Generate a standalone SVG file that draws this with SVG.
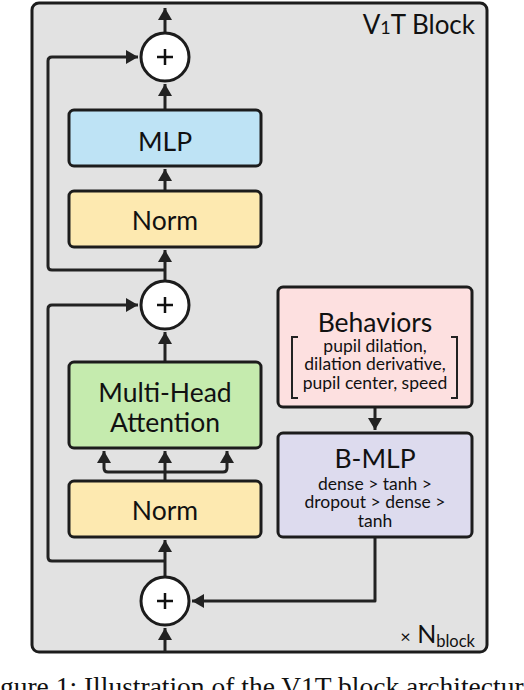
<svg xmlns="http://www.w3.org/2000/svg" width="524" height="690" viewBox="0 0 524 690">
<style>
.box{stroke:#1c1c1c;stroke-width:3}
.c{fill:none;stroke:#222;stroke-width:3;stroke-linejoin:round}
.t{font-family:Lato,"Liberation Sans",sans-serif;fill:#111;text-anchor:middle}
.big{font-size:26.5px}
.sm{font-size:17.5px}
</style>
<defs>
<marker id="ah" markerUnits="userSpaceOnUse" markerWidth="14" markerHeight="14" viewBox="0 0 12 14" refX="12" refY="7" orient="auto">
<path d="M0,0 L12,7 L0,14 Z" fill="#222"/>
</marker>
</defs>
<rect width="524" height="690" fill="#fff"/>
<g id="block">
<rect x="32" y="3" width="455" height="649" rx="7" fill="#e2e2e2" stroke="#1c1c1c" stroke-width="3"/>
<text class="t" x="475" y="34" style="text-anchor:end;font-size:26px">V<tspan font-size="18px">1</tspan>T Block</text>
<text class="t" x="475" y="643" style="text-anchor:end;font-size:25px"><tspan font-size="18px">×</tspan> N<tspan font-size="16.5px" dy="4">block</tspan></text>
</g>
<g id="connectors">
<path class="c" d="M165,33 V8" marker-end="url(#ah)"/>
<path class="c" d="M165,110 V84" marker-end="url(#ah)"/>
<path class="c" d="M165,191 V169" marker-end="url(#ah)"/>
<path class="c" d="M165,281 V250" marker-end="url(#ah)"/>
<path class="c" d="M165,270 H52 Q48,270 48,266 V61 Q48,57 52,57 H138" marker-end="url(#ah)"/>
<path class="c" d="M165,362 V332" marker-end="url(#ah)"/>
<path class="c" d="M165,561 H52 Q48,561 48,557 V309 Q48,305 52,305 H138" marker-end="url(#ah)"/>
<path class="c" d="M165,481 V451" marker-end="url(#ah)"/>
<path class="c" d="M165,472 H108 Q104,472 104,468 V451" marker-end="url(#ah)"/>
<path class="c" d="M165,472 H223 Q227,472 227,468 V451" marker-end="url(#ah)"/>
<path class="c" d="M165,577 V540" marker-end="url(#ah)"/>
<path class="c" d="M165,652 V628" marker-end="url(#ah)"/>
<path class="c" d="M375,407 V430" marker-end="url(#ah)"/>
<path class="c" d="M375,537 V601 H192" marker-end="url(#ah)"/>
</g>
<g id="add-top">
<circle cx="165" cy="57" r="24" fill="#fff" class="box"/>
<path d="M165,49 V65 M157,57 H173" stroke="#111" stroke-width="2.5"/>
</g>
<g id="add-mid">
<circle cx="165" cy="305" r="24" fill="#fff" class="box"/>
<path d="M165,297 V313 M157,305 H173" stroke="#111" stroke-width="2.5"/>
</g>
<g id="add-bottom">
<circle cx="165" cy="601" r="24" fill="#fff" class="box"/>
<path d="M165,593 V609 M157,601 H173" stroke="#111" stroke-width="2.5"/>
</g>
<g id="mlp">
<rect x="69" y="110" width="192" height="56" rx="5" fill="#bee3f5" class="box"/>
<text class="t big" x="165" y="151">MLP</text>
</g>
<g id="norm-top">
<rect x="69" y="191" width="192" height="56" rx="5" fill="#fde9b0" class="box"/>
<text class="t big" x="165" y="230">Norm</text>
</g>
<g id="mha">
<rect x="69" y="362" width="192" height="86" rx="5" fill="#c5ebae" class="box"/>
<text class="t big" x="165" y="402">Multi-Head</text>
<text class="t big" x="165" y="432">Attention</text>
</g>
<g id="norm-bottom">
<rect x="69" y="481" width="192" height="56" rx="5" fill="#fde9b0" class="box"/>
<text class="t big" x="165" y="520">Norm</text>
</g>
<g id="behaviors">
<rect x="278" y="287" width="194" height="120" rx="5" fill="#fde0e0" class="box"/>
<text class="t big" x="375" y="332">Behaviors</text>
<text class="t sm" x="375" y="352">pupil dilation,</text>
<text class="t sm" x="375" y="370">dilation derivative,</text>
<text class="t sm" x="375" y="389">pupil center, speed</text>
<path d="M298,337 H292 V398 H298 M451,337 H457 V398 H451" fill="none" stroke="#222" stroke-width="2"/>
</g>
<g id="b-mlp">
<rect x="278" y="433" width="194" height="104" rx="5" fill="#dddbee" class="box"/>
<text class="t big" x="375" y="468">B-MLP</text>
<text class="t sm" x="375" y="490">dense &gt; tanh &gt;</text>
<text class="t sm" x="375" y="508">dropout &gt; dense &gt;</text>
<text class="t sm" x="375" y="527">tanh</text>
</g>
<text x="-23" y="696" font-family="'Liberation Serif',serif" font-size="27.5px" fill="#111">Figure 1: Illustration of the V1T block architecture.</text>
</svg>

==================================================

Repeat the material above in full and unchanged, minus its images.

Result below
Generate a standalone SVG file that draws this with SVG.
<svg xmlns="http://www.w3.org/2000/svg" width="524" height="690" viewBox="0 0 524 690">
<style>
.box{stroke:#1c1c1c;stroke-width:3}
.c{fill:none;stroke:#222;stroke-width:3;stroke-linejoin:round}
.t{font-family:Lato,"Liberation Sans",sans-serif;fill:#111;text-anchor:middle}
.big{font-size:26.5px}
.sm{font-size:17.5px}
</style>
<defs>
<marker id="ah" markerUnits="userSpaceOnUse" markerWidth="14" markerHeight="14" viewBox="0 0 12 14" refX="12" refY="7" orient="auto">
<path d="M0,0 L12,7 L0,14 Z" fill="#222"/>
</marker>
</defs>
<rect width="524" height="690" fill="#fff"/>
<g id="block">
<rect x="32" y="3" width="455" height="649" rx="7" fill="#e2e2e2" stroke="#1c1c1c" stroke-width="3"/>
<text class="t" x="475" y="34" style="text-anchor:end;font-size:26px">V<tspan font-size="18px">1</tspan>T Block</text>
<text class="t" x="475" y="643" style="text-anchor:end;font-size:25px"><tspan font-size="18px">×</tspan> N<tspan font-size="16.5px" dy="4">block</tspan></text>
</g>
<g id="connectors">
<path class="c" d="M165,33 V8" marker-end="url(#ah)"/>
<path class="c" d="M165,110 V84" marker-end="url(#ah)"/>
<path class="c" d="M165,191 V169" marker-end="url(#ah)"/>
<path class="c" d="M165,281 V250" marker-end="url(#ah)"/>
<path class="c" d="M165,270 H52 Q48,270 48,266 V61 Q48,57 52,57 H138" marker-end="url(#ah)"/>
<path class="c" d="M165,362 V332" marker-end="url(#ah)"/>
<path class="c" d="M165,561 H52 Q48,561 48,557 V309 Q48,305 52,305 H138" marker-end="url(#ah)"/>
<path class="c" d="M165,481 V451" marker-end="url(#ah)"/>
<path class="c" d="M165,472 H108 Q104,472 104,468 V451" marker-end="url(#ah)"/>
<path class="c" d="M165,472 H223 Q227,472 227,468 V451" marker-end="url(#ah)"/>
<path class="c" d="M165,577 V540" marker-end="url(#ah)"/>
<path class="c" d="M165,652 V628" marker-end="url(#ah)"/>
<path class="c" d="M375,407 V430" marker-end="url(#ah)"/>
<path class="c" d="M375,537 V601 H192" marker-end="url(#ah)"/>
</g>
<g id="add-top">
<circle cx="165" cy="57" r="24" fill="#fff" class="box"/>
<path d="M165,49 V65 M157,57 H173" stroke="#111" stroke-width="2.5"/>
</g>
<g id="add-mid">
<circle cx="165" cy="305" r="24" fill="#fff" class="box"/>
<path d="M165,297 V313 M157,305 H173" stroke="#111" stroke-width="2.5"/>
</g>
<g id="add-bottom">
<circle cx="165" cy="601" r="24" fill="#fff" class="box"/>
<path d="M165,593 V609 M157,601 H173" stroke="#111" stroke-width="2.5"/>
</g>
<g id="mlp">
<rect x="69" y="110" width="192" height="56" rx="5" fill="#bee3f5" class="box"/>
<text class="t big" x="165" y="151">MLP</text>
</g>
<g id="norm-top">
<rect x="69" y="191" width="192" height="56" rx="5" fill="#fde9b0" class="box"/>
<text class="t big" x="165" y="230">Norm</text>
</g>
<g id="mha">
<rect x="69" y="362" width="192" height="86" rx="5" fill="#c5ebae" class="box"/>
<text class="t big" x="165" y="402">Multi-Head</text>
<text class="t big" x="165" y="432">Attention</text>
</g>
<g id="norm-bottom">
<rect x="69" y="481" width="192" height="56" rx="5" fill="#fde9b0" class="box"/>
<text class="t big" x="165" y="520">Norm</text>
</g>
<g id="behaviors">
<rect x="278" y="287" width="194" height="120" rx="5" fill="#fde0e0" class="box"/>
<text class="t big" x="375" y="332">Behaviors</text>
<text class="t sm" x="375" y="352">pupil dilation,</text>
<text class="t sm" x="375" y="370">dilation derivative,</text>
<text class="t sm" x="375" y="389">pupil center, speed</text>
<path d="M298,337 H292 V398 H298 M451,337 H457 V398 H451" fill="none" stroke="#222" stroke-width="2"/>
</g>
<g id="b-mlp">
<rect x="278" y="433" width="194" height="104" rx="5" fill="#dddbee" class="box"/>
<text class="t big" x="375" y="468">B-MLP</text>
<text class="t sm" x="375" y="490">dense &gt; tanh &gt;</text>
<text class="t sm" x="375" y="508">dropout &gt; dense &gt;</text>
<text class="t sm" x="375" y="527">tanh</text>
</g>
<text x="-23" y="696" font-family="'Liberation Serif',serif" font-size="27.5px" fill="#111">Figure 1: Illustration of the V1T block architecture.</text>
</svg>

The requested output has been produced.